Volodia

 

De camino hacia una frontera, ¿la frontera de la esperanza? No lo creo. Una frontera burocrática, de filas interminables, el umbral de la incertidumbre que neutraliza temporalmente el miedo que representan los misiles balísticos, los convoyes y la posibilidad de morir a causa de la tan temida artillería rusa. Tomo la carretera M11 después de esperar 3 horas para abastecer mi humilde pero fiel Lada Riva serie 21 en la ciudad de Leópolis. Mientras fumo, observo las volutas de humo que me recuerdan los momentos posteriores a la explosión de la Universidad Karmazin en la ciudad de Járkov, mi Universidad, mi ciudad. Por fortuna del destino, o quizá porque siempre estuvo escrito, unos momentos antes de la explosión había salido a  pasear a mi perro Volodia.

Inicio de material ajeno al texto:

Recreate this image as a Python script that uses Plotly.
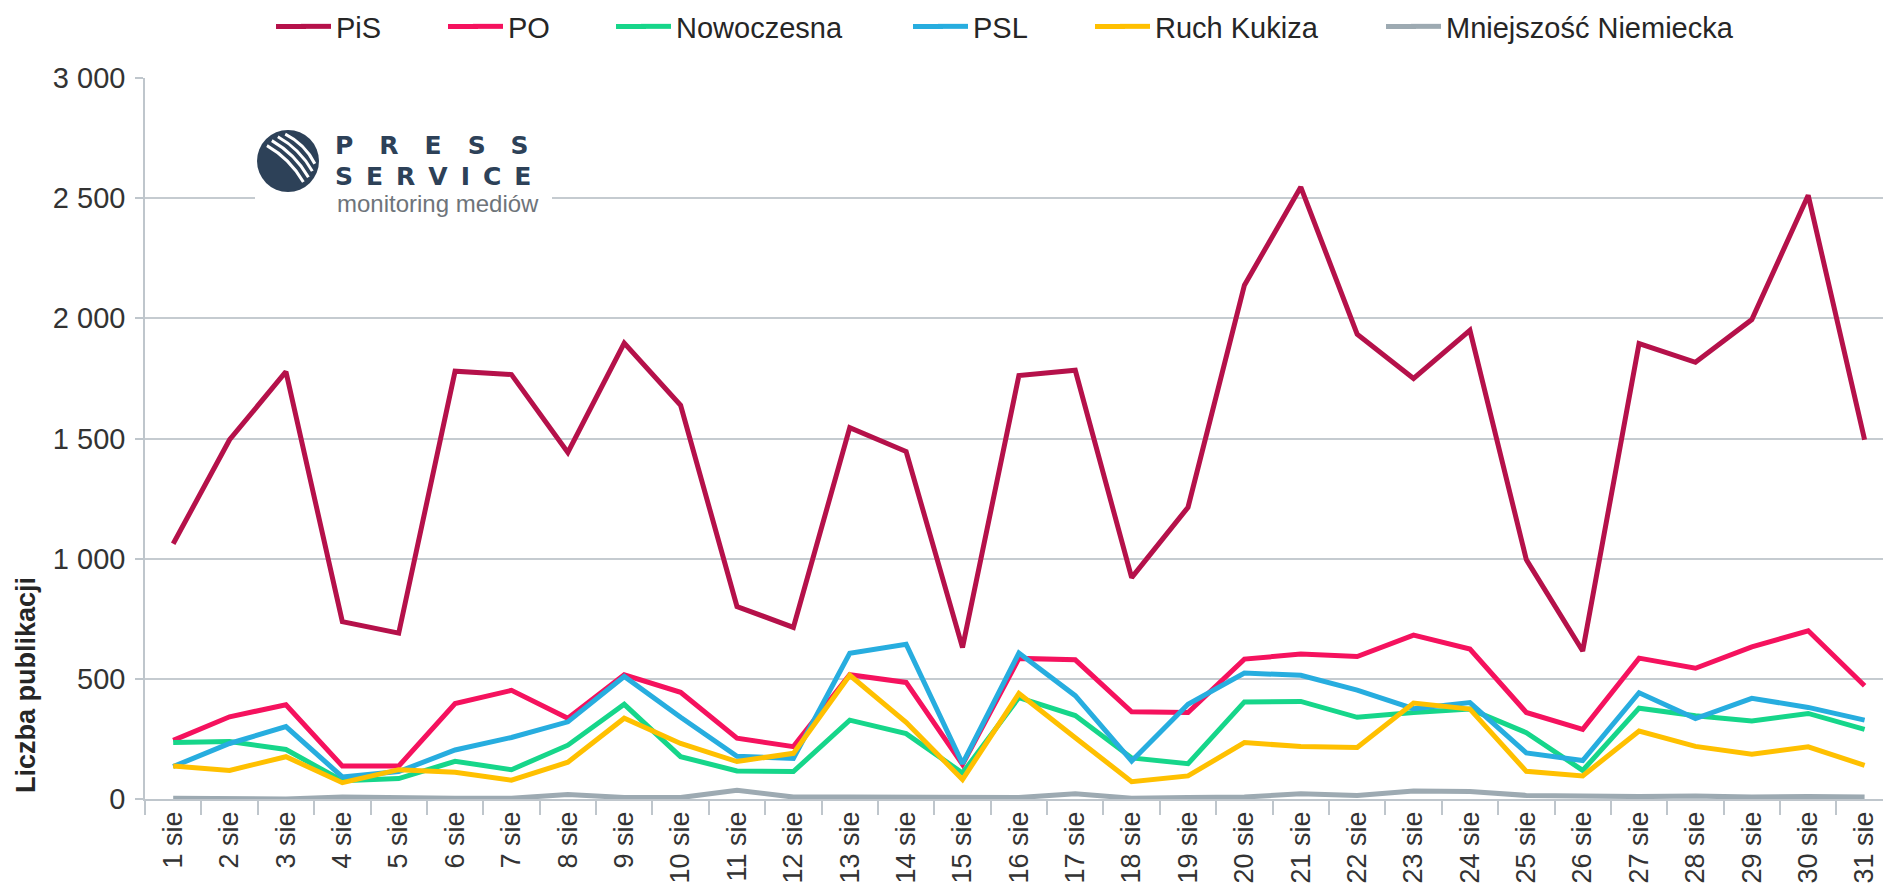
import math
import plotly.graph_objects as go

days = ["1 sie", "2 sie", "3 sie", "4 sie", "5 sie", "6 sie", "7 sie", "8 sie", "9 sie", "10 sie",
        "11 sie", "12 sie", "13 sie", "14 sie", "15 sie", "16 sie", "17 sie", "18 sie", "19 sie", "20 sie",
        "21 sie", "22 sie", "23 sie", "24 sie", "25 sie", "26 sie", "27 sie", "28 sie", "29 sie", "30 sie",
        "31 sie"]

pis = [1062, 1495, 1778, 738, 690, 1780, 1766, 1442, 1897, 1638,
       801, 714, 1545, 1446, 630, 1762, 1784, 921, 1214, 2138,
       2546, 1934, 1750, 1950, 996, 616, 1895, 1817, 1995, 2512, 1495]
po = [244, 342, 392, 137, 137, 397, 452, 336, 517, 444,
      253, 218, 517, 485, 144, 585, 579, 363, 360, 582,
      603, 593, 682, 624, 360, 290, 586, 544, 633, 700, 471]
nowoczesna = [235, 239, 206, 76, 85, 157, 122, 224, 394, 176,
              117, 114, 328, 272, 108, 422, 347, 171, 147, 404,
              406, 340, 360, 374, 276, 119, 378, 346, 325, 356, 290]
psl = [135, 231, 301, 92, 114, 204, 256, 321, 510, 340,
       178, 169, 606, 644, 147, 607, 430, 158, 394, 524,
       515, 453, 376, 401, 192, 160, 442, 335, 419, 381, 328]
kukiza = [137, 119, 176, 68, 122, 111, 78, 153, 336, 231,
          156, 190, 515, 319, 81, 439, 255, 72, 96, 235,
          218, 214, 399, 374, 115, 96, 283, 219, 186, 217, 140]
mniejszosc = [3, 3, 0, 8, 3, 3, 3, 19, 6, 6,
              36, 8, 8, 6, 3, 6, 22, 3, 6, 8,
              22, 15, 33, 31, 15, 10, 10, 12, 8, 10, 8]

series_names = ["PiS", "PO", "Nowoczesna", "PSL", "Ruch Kukiza", "Mniejszość Niemiecka"]
series_values = [pis, po, nowoczesna, psl, kukiza, mniejszosc]
series_colors = ["#B5114A", "#F5125E", "#16D68A", "#27ADDF", "#FFC000", "#9DAAB2"]
legend_widths = [127, 123, 252, 137, 246, 295]
legend_text_x = [336, 508, 676, 973, 1155, 1446]   # where each legend label starts (px)

y_tickvals = [0, 500, 1000, 1500, 2000, 2500, 3000]
y_ticktext = ["0", "500", "1 000", "1 500", "2 000", "2 500", "3 000"]

IMG_W, IMG_H = 1883, 886
ML, MR, MT, MB = 145, 0, 78, 87
PW = IMG_W - ML - MR
PH = IMG_H - MT - MB
CAT_STEP = 56.38
LEGEND_Y = 26.5


def fx(px):
    return (px - ML) / PW


def fy(py):
    return (IMG_H - MB - py) / PH


fig = go.Figure()
for name, vals, col, lw in zip(series_names, series_values, series_colors, legend_widths):
    fig.add_trace(go.Scatter(
        x=days, y=vals, name=name, mode="lines",
        line=dict(color=col, width=5),
        legendwidth=lw,
        hoverinfo="x+y+name",
    ))

font_family = "Liberation Sans, Arial, sans-serif"

fig.update_layout(
    width=IMG_W, height=IMG_H,
    margin=dict(l=ML, r=MR, t=MT, b=MB, autoexpand=False),
    paper_bgcolor="white", plot_bgcolor="white",
    font=dict(family=font_family, size=26, color="#333333"),
    showlegend=True,
    legend=dict(
        orientation="h", xref="container", yref="container",
        x=296 / IMG_W, xanchor="left",
        y=1 - LEGEND_Y / IMG_H, yanchor="middle",
        font=dict(family=font_family, size=29, color="#262626"),
        bgcolor="rgba(0,0,0,0)", borderwidth=0,
        traceorder="normal",
    ),
    xaxis=dict(
        type="category", range=[-0.5, -0.5 + PW / CAT_STEP],
        tickson="boundaries", ticks="outside", ticklen=14, tickwidth=1.5,
        tickcolor="#BFC6CC", showline=True, linecolor="#BFC6CC", linewidth=1.5,
        showgrid=False, tickangle=-90, tickfont=dict(size=27, color="#333333"),
        fixedrange=True,
    ),
    yaxis=dict(
        range=[0, 3000], tickvals=y_tickvals, ticktext=y_ticktext,
        ticks="outside", ticklen=8, tickwidth=1.5, tickcolor="#BFC6CC",
        showline=True, linecolor="#BFC6CC", linewidth=1.5,
        showgrid=True, gridcolor="#C5CBD0", gridwidth=1.5,
        zeroline=False, tickfont=dict(size=29, color="#333333"),
        ticklabelstandoff=4, fixedrange=True,
    ),
)

# y-axis title (placed low, like the original)
fig.add_annotation(
    text="<b>Liczba publikacji</b>", xref="paper", yref="paper",
    x=fx(26), y=fy(685), xanchor="center", yanchor="middle",
    textangle=-90, showarrow=False,
    font=dict(family=font_family, size=27, color="#262626"),
)

shapes = []
# longer legend line samples (extend the native ones to the left)
for tx, col in zip(legend_text_x, series_colors):
    shapes.append(dict(type="line", xref="paper", yref="paper",
                       x0=fx(tx - 60), x1=fx(tx - 30), y0=fy(LEGEND_Y), y1=fy(LEGEND_Y),
                       line=dict(color=col, width=5), layer="above"))

# ---- logo: PRESS SERVICE monitoring mediów ----
shapes.append(dict(type="rect", xref="paper", yref="paper",
                   x0=fx(255), x1=fx(552), y0=fy(215), y1=fy(122),
                   fillcolor="white", line=dict(width=0), layer="above"))
cx, cy, r = 288, 161, 31
shapes.append(dict(type="circle", xref="paper", yref="paper",
                   x0=fx(cx - r), x1=fx(cx + r), y0=fy(cy + r), y1=fy(cy - r),
                   fillcolor="#2D4158", line=dict(width=0), layer="above"))
ux, uy = 0.707, -0.707   # perpendicular (up-right on screen)
dx, dy = 0.707, 0.707    # stripe direction (down-right on screen)
for s in [-4, 3, 10, 17]:
    half = math.sqrt(max(r * r - s * s, 0)) - 5
    p0 = (cx + s * ux - half * dx, cy + s * uy - half * dy)
    p1 = (cx + (s + 7) * ux, cy + (s + 7) * uy)
    p2 = (cx + s * ux + half * dx, cy + s * uy + half * dy)
    path = "M {:.5f},{:.5f} Q {:.5f},{:.5f} {:.5f},{:.5f}".format(
        fx(p0[0]), fy(p0[1]), fx(p1[0]), fy(p1[1]), fx(p2[0]), fy(p2[1]))
    shapes.append(dict(type="path", xref="paper", yref="paper", path=path,
                       line=dict(color="white", width=3), layer="above"))
fig.update_layout(shapes=shapes)

fig.add_annotation(
    text='<span style="letter-spacing:26px">PRESS</span>', xref="paper", yref="paper",
    x=fx(333), y=fy(146), xanchor="left", yanchor="middle", showarrow=False,
    font=dict(family="DejaVu Sans", size=25, color="#2D4158", weight="bold"),
)
fig.add_annotation(
    text='<span style="letter-spacing:13px">SERVICE</span>', xref="paper", yref="paper",
    x=fx(333), y=fy(176), xanchor="left", yanchor="middle", showarrow=False,
    font=dict(family="DejaVu Sans", size=25, color="#2D4158", weight="bold"),
)
fig.add_annotation(
    text="monitoring mediów", xref="paper", yref="paper",
    x=fx(438), y=fy(203), xanchor="center", yanchor="middle", showarrow=False,
    font=dict(family=font_family, size=24, color="#6E747A"),
)

fig.write_html(
    "out.html",
    config={"displayModeBar": False},
    post_script="document.body.style.margin='0';document.body.style.overflow='hidden';",
)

Todas las imágenes y videos que rápidamente se viralizan, no llegan a transmitir la vulnerabilidad que se siente en un momento así. Los misiles nos recuerdan lo insignificante que somos, lo pequeño que somos. Desnudan la miseria del hombre pero, sobre todo, del hombre moderno, un hombre mucho más complejo que el  medieval, que ya no se basta con logros y comodidades materiales. Un hombre al que se le pasa la vida corriendo en pos de nuevas metas que nunca terminan de llenarle. Y eso somos ahora todos los hombres.

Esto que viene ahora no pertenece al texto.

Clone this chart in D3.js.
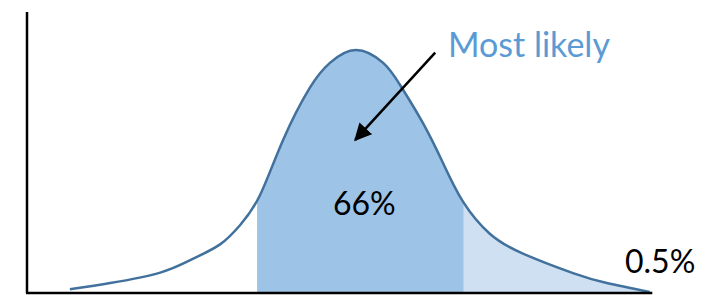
<!DOCTYPE html>
<html>
<head>
<meta charset="utf-8">
<script src="https://cdn.jsdelivr.net/npm/d3@7/dist/d3.min.js"></script>
<style>
  html, body { margin: 0; padding: 0; background: #fff; }
  svg { display: block; }
  text { font-family: Lato, "Open Sans", sans-serif; }
</style>
</head>
<body>
<svg id="chart" width="707" height="295"></svg>
<script>
// Curve samples (x position, relative density 0-100)
const curveX = [6.6, 12.8, 20.5, 25.5, 29.7, 32.8, 35.8, 39.4, 43.5, 46.6, 50.6, 54.8, 57.4, 60.9, 64.0, 67.1, 71.2, 76.3, 84.0, 89.2, 95.8];
const curveY = [1.5, 4.1, 8.4, 14.0, 20.0, 28.0, 40.0, 63.0, 84.4, 94.7, 100, 94.7, 85.6, 70.0, 53.5, 37.5, 24.4, 16.2, 8.2, 4.1, 0.4];
// Shaded bands: [start, end]
const bandNames = ["likely", "tail"];
const bandStart = [35.4, 67.2];
const bandEnd = [67.2, 95.8];
const bandColors = ["#9DC3E6", "#CFE0F2"];
// Annotations
const labels = ["Most likely", "66%", "0.5%"];
const arrowFrom = [62.8, 98.9];
const arrowTo = [50.5, 63];

const svg = d3.select("#chart");
const x = d3.scaleLinear().domain([0, 100]).range([27, 677]);
const y = d3.scaleLinear().domain([0, 100]).range([293, 50]);

const pts = curveX.map((v, i) => [v, curveY[i]]);

const defs = svg.append("defs");
bandNames.forEach((n, i) => {
  defs.append("clipPath").attr("id", "clip-" + n)
    .append("rect")
    .attr("x", x(bandStart[i])).attr("y", 0)
    .attr("width", x(bandEnd[i]) - x(bandStart[i])).attr("height", y(0) + 2);
});
defs.append("marker").attr("id", "arrow")
  .attr("viewBox", "0 0 10 10").attr("refX", 9).attr("refY", 5)
  .attr("markerWidth", 7).attr("markerHeight", 7).attr("markerUnits", "strokeWidth")
  .attr("orient", "auto")
  .append("path").attr("d", "M0,0 L10,5 L0,10 Z").attr("fill", "#000");

const curve = d3.curveNatural;
const area = d3.area().x(d => x(d[0])).y0(y(0)).y1(d => y(d[1])).curve(curve);
const line = d3.line().x(d => x(d[0])).y(d => y(d[1])).curve(curve);

bandNames.forEach((n, i) => {
  svg.append("path").datum(pts).attr("d", area)
    .attr("fill", bandColors[i]).attr("clip-path", "url(#clip-" + n + ")");
});

svg.append("path").datum(pts).attr("d", line)
  .attr("fill", "none").attr("stroke", "#41719C").attr("stroke-width", 2.5);

// axes
svg.append("line").attr("x1", x(0)).attr("x2", x(0)).attr("y1", 12).attr("y2", y(0))
  .attr("stroke", "#000").attr("stroke-width", 2.5);
svg.append("line").attr("x1", x(0) - 1).attr("x2", x(96.2)).attr("y1", y(0)).attr("y2", y(0))
  .attr("stroke", "#000").attr("stroke-width", 2.5);

// arrow
svg.append("line")
  .attr("x1", x(arrowFrom[0])).attr("y1", y(arrowFrom[1]))
  .attr("x2", x(arrowTo[0])).attr("y2", y(arrowTo[1]))
  .attr("stroke", "#000").attr("stroke-width", 2.5)
  .attr("marker-end", "url(#arrow)");

svg.append("text").attr("x", 448).attr("y", 57).text(labels[0])
  .attr("fill", "#5B9BD5").attr("font-size", 34);
svg.append("text").attr("x", 333).attr("y", 215).text(labels[1])
  .attr("fill", "#000").attr("font-size", 32);
svg.append("text").attr("x", 625).attr("y", 273).text(labels[2])
  .attr("fill", "#000").attr("font-size", 32);
</script>
</body>
</html>
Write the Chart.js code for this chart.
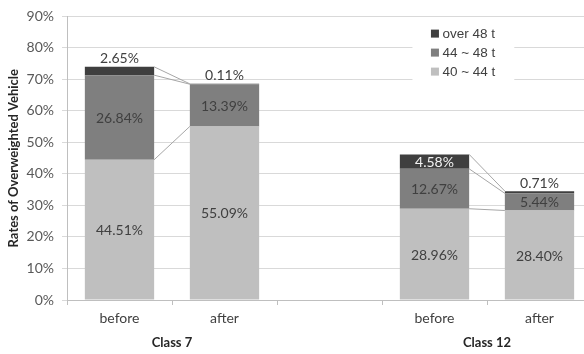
<!DOCTYPE html>
<html>
<head>
<meta charset="utf-8">
<script src="https://cdn.jsdelivr.net/npm/chart.js@4/dist/chart.umd.min.js"></script>
<style>
  html, body { margin: 0; padding: 0; background: #fff; overflow: hidden; }
  #frame { width: 584px; height: 354px; overflow: hidden; position: relative; }
  #wrap { width: 597px; height: 354px; position: absolute; left: 0; top: 0; }
</style>
</head>
<body>
<div id="frame"><div id="wrap"><canvas id="chart"></canvas></div></div>
<script>
// Categories along the x axis (the blank slot separates the two vehicle classes)
const categories = ['before', 'after', '', 'before', 'after'];
// Vehicle classes and the category indices each one spans
const groupLabels = ['Class 7', 'Class 12'];
const groupSpans = [[0, 1], [3, 4]];

// Share of overweighted vehicles (%) by weight band
const seriesNames = ['40 ~ 44 t', '44 ~ 48 t', 'over 48 t'];
const band40to44 = [44.51, 55.09, null, 28.96, 28.40];
const band44to48 = [26.84, 13.39, null, 12.67, 5.44];
const bandOver48 = [2.65, 0.11, null, 4.58, 0.71];

// Y axis ticks
const yTicks = [0, 10, 20, 30, 40, 50, 60, 70, 80, 90];

const colors = ['#bfbfbf', '#7f7f7f', '#3f3f3f'];
const labelFont = '14px Lato';
const textColor = '#404040';

// Half-step label row for the class names: each name sits on the boundary
// between the two categories of its class.
const groupRow = new Array(categories.length * 2 + 1).fill('');
groupSpans.forEach(([a, b], g) => { groupRow[a + b + 1] = groupLabels[g]; });

// Connector lines between the two bars of each class, then value labels
const barDecor = {
  id: 'barDecor',
  afterDatasetsDraw(chart) {
    const ctx = chart.ctx;
    ctx.save();
    ctx.strokeStyle = '#a6a6a6';
    ctx.lineWidth = 1;
    chart.data.datasets.forEach((ds, d) => {
      const meta = chart.getDatasetMeta(d);
      groupSpans.forEach(([a, b]) => {
        const e0 = meta.data[a], e1 = meta.data[b];
        ctx.beginPath();
        ctx.moveTo(e0.x + e0.width / 2, e0.y);
        ctx.lineTo(e1.x - e1.width / 2, e1.y);
        ctx.stroke();
      });
    });
    ctx.font = labelFont;
    ctx.textAlign = 'center';
    ctx.textBaseline = 'middle';
    const last = chart.data.datasets.length - 1;
    chart.data.datasets.forEach((ds, d) => {
      const meta = chart.getDatasetMeta(d);
      ds.data.forEach((v, i) => {
        if (v == null) return;
        const el = meta.data[i];
        const txt = v.toFixed(2) + '%';
        if (d === last && v < 3) {
          ctx.fillStyle = textColor;
          ctx.fillText(txt, el.x, el.y - 8);
        } else {
          ctx.fillStyle = d === last ? '#f2f2f2' : textColor;
          ctx.fillText(txt, el.x, (el.y + el.base) / 2 + 1);
        }
      });
    });
    ctx.restore();
  },
  afterDraw(chart) {
    // Legend inside the plot, top band listed first
    const ctx = chart.ctx;
    const x = chart.scales.x;
    const y = chart.scales.y;
    const boxL = x.getPixelForValue(2.79);
    const boxR = x.getPixelForValue(3.76);
    const boxT = y.getPixelForValue(89.3);
    const boxB = y.getPixelForValue(69.6);
    ctx.save();
    ctx.fillStyle = '#ffffff';
    ctx.fillRect(boxL, boxT, boxR - boxL, boxB - boxT);
    ctx.font = '13.5px "Liberation Sans", Arial, sans-serif';
    ctx.textBaseline = 'middle';
    ctx.textAlign = 'left';
    const n = chart.data.datasets.length;
    for (let k = 0; k < n; k++) {
      const d = n - 1 - k;
      const cy = boxT + 15 + k * 19;
      const sx = boxL + 18.5;
      ctx.fillStyle = chart.data.datasets[d].backgroundColor;
      ctx.fillRect(sx, cy - 4, 8, 8);
      ctx.fillStyle = textColor;
      ctx.fillText(chart.data.datasets[d].label, sx + 11.5, cy + 0.5);
    }
    ctx.restore();
  }
};

new Chart(document.getElementById('chart'), {
  type: 'bar',
  data: {
    labels: categories,
    datasets: [
      { label: seriesNames[0], data: band40to44, backgroundColor: colors[0] },
      { label: seriesNames[1], data: band44to48, backgroundColor: colors[1] },
      { label: seriesNames[2], data: bandOver48, backgroundColor: colors[2] }
    ]
  },
  plugins: [barDecor],
  options: {
    responsive: true,
    maintainAspectRatio: false,
    animation: false,
    layout: { padding: { top: 12, right: 0, left: 0, bottom: 0 } },
    datasets: { bar: { categoryPercentage: 0.66, barPercentage: 1 } },
    plugins: { legend: { display: false }, tooltip: { enabled: false } },
    scales: {
      x: {
        stacked: true,
        weight: 0,
        grid: { display: true, drawOnChartArea: false, drawTicks: true, tickLength: 5, color: '#bfbfbf' },
        border: { display: true, color: '#bfbfbf' },
        ticks: { color: textColor, font: { family: 'Lato', size: 14 }, padding: 5 },
        afterFit(s) { s.height = 30; }
      },
      group: {
        type: 'category',
        labels: groupRow,
        position: 'bottom',
        weight: 1,
        offset: false,
        grid: { display: false, drawTicks: false },
        border: { display: false },
        ticks: {
          color: '#262626',
          font: { family: 'Lato', size: 13, weight: 'bold' },
          padding: 5,
          autoSkip: false,
          maxRotation: 0
        },
        afterFit(s) { s.height = 24; }
      },
      y: {
        stacked: true,
        min: 0,
        max: 90,
        afterBuildTicks(s) { s.ticks = yTicks.map(v => ({ value: v })); },
        grid: { color: '#d9d9d9', tickLength: 5 },
        border: { display: true, color: '#bfbfbf' },
        ticks: { color: '#595959', font: { family: 'Lato', size: 14 }, padding: 8, callback: v => v + '%' },
        title: {
          display: true,
          text: 'Rates of Overweighted Vehicle',
          color: '#262626',
          font: { family: 'Lato', size: 13, weight: 'bold' },
          padding: { top: 6, bottom: 0 }
        },
        afterFit(s) { s.width = 67; }
      }
    }
  }
});
</script>
</body>
</html>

 Ilusoriamente creí que la guerra ya no era posible en estos tiempos. Sin embargo, el interés y el poder siguen siendo los principios rectores de la ambición humana. Somos esclavos de nosotros mismos. Hasta ahora hemos demostrado que del pasado, nada hemos aprendido; de hecho, la situación sigue siendo la misma pero con más armas y recursos. Con la amenaza nuclear.

Cuando vi el establecimiento de la virtud, la igualdad, el baluarte del progreso donde seguramente muchos de los líderes que egresan de allí son los mismos que ordenan convertirlas en objetivos de fuego, decidí cargar mis pertenencias y salir de mi país cuanto antes. Un fiel amigo está esperándome en la ciudad de Cracovia. Horas y horas de carretera no hacen más que provocar un compendio de reflexiones en mi mente. Mientras intento sintonizar una radio de la zona continuo elucubrando reflexiones acerca de mi vida, de la dependencia de miles de vidas de solo un puñado de poderosos que definen y deciden los destinos de la humanidad. Va cayendo la noche y Volodia duerme en el asiento trasero, cada tanto se tira pedos y debo bajar la ventanilla porque el microclima se vuelve espeso. En lo que va del viaje, pasamos 3 columnas rusas en las inmediaciones de grandes ciudades; soldados y agentes apuntándome con rifles comparten conmigo un mismo origen, una misma tierra con sutiles diferencias. La riqueza está en la diversidad, sí. Pero temo que esa riqueza nos termine extinguiendo.

 La confusión mutua de miradas que parecen decir “¿qué carajos estamos haciéndonos?”. La guerra. Eso nos hacemos, eso que se justifica moralmente desde la época ateniense, eso que se sigue justificando en el mundo moderno de los derechos humanos. La hipocresía del mundo es lo que nos está alejando de nosotros mismos, nos hace extraños. Por eso sigo con Volodia, profundizando una relación con el ser más simple que tiene la tierra, que desconoce incluso lo que es la hipocresía, una relación de 15 mil años de antigüedad. Mi gran amigo y compañero, Volodia.